Causal discovery is a major task with the utmost importance for machine learning since causal structures can enable models to go beyond pure correlation-based inference and significantly boost their performance. However, finding causal structures from data poses a significant challenge both in computational effort and accuracy, let alone its impossibility without interventions in general. In this paper, we develop a meta-reinforcement learning algorithm that performs causal discovery by learning to perform interventions such that it can construct an explicit causal graph. Apart from being useful for possible downstream applications, the estimated causal graph also provides an explanation for the data-generating process. In this article, we show that our algorithm estimates a good graph compared to the SOTA approaches, even in environments whose underlying causal structure is previously unseen.
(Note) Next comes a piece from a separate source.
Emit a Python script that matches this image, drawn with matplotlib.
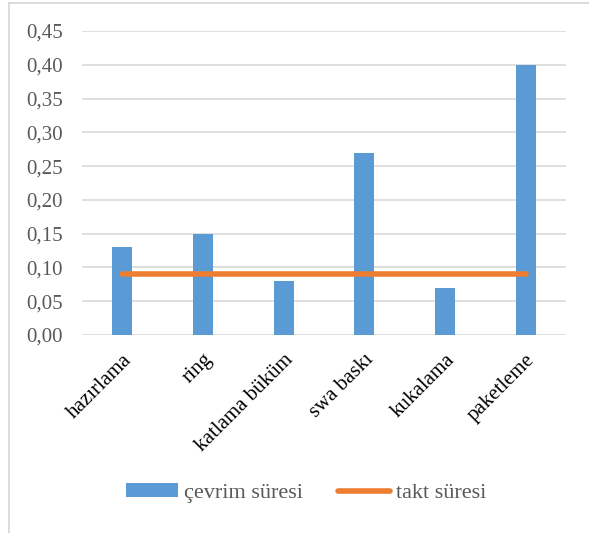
import numpy as np
import matplotlib.pyplot as plt
from matplotlib.lines import Line2D
from matplotlib.ticker import FuncFormatter

categories = ["hazırlama", "ring", "katlama büküm", "swa baskı", "kukalama", "paketleme"]
cevrim = [0.13, 0.15, 0.08, 0.27, 0.07, 0.40]
takt = [0.09, 0.09, 0.09, 0.09, 0.09, 0.09]

BLUE = "#5B9BD5"
ORANGE = "#ED7D31"
GRAY = "#595959"

plt.rcParams["font.family"] = ["Liberation Serif", "DejaVu Serif"]

fig = plt.figure(figsize=(5.89, 5.33), dpi=100)
# chart area border: only left and top edges are visible in the crop
fig.lines.append(Line2D([8.5 / 589, 8.5 / 589], [0, 1 - 2.5 / 533], transform=fig.transFigure,
                        color="#D9D9D9", linewidth=1.3))
fig.lines.append(Line2D([8.5 / 589, 1], [1 - 2.5 / 533, 1 - 2.5 / 533], transform=fig.transFigure,
                        color="#D9D9D9", linewidth=1.3))

ax = fig.add_axes([82 / 589, 1 - 335 / 533, (566 - 82) / 589, (335 - 31) / 533])
x = np.arange(len(categories))
bars = ax.bar(x, cevrim, width=0.25, color=BLUE, label="çevrim süresi", zorder=2)
line, = ax.plot(x, takt, color=ORANGE, linewidth=4, solid_capstyle="round", label="takt süresi", zorder=3)

ax.set_xlim(-0.5, len(categories) - 0.5)
ax.set_ylim(0, 0.45)
ax.set_yticks(np.arange(0, 0.451, 0.05))
ax.yaxis.set_major_formatter(FuncFormatter(lambda v, p: f"{v:.2f}".replace(".", ",")))
ax.grid(axis="y", color="#D9D9D9", linewidth=1.2, zorder=0)
ax.set_axisbelow(True)
for s in ax.spines.values():
    s.set_visible(False)
ax.tick_params(axis="both", length=0, labelsize=15)
ax.tick_params(axis="y", pad=14, labelcolor=GRAY)
ax.set_xticks(x)
ax.set_xticklabels(categories, rotation=45, ha="right", rotation_mode="anchor")
ax.tick_params(axis="x", pad=11, labelcolor="black")

fig.legend([bars, line], ["çevrim süresi", "takt süresi"], loc="center",
           bbox_to_anchor=(306 / 589, 1 - 493 / 533), ncol=2, frameon=False,
           fontsize=16, handlelength=2.35, handleheight=0.55, columnspacing=1.6,
           handletextpad=0.25, labelcolor=GRAY)

fig.savefig("out.png", dpi=100)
Further, we make an ablation study that shows how learning interventions contribute to the overall performance of our approach. We conclude that interventions indeed help boost the performance, efficiently yielding an accurate estimate of the causal structure of a possibly unseen environment.

翻译：因果发现是机器学习中最重要的一项任务，因为因果结构能够使模型超越基于纯相关性的推断，显著提升其性能。然而，从数据中寻找因果结构在计算效率和准确性方面均面临重大挑战，更不用说在无干预条件下这一任务普遍存在的不可能性。本文提出了一种元强化学习算法，通过学会执行干预操作来构建显式因果图，从而实现因果发现。除了可应用于下游任务外，所估计的因果图还能为数据生成过程提供解释。研究表明，与现有最优方法相比，即便在底层因果结构未见过的环境中，该算法仍能估计出高质量的图结构。此外，通过消融实验揭示了学习干预操作对算法整体性能的贡献。我们得出结论：干预确实有助于提升性能，从而高效地获得可能未知环境的准确因果结构估计。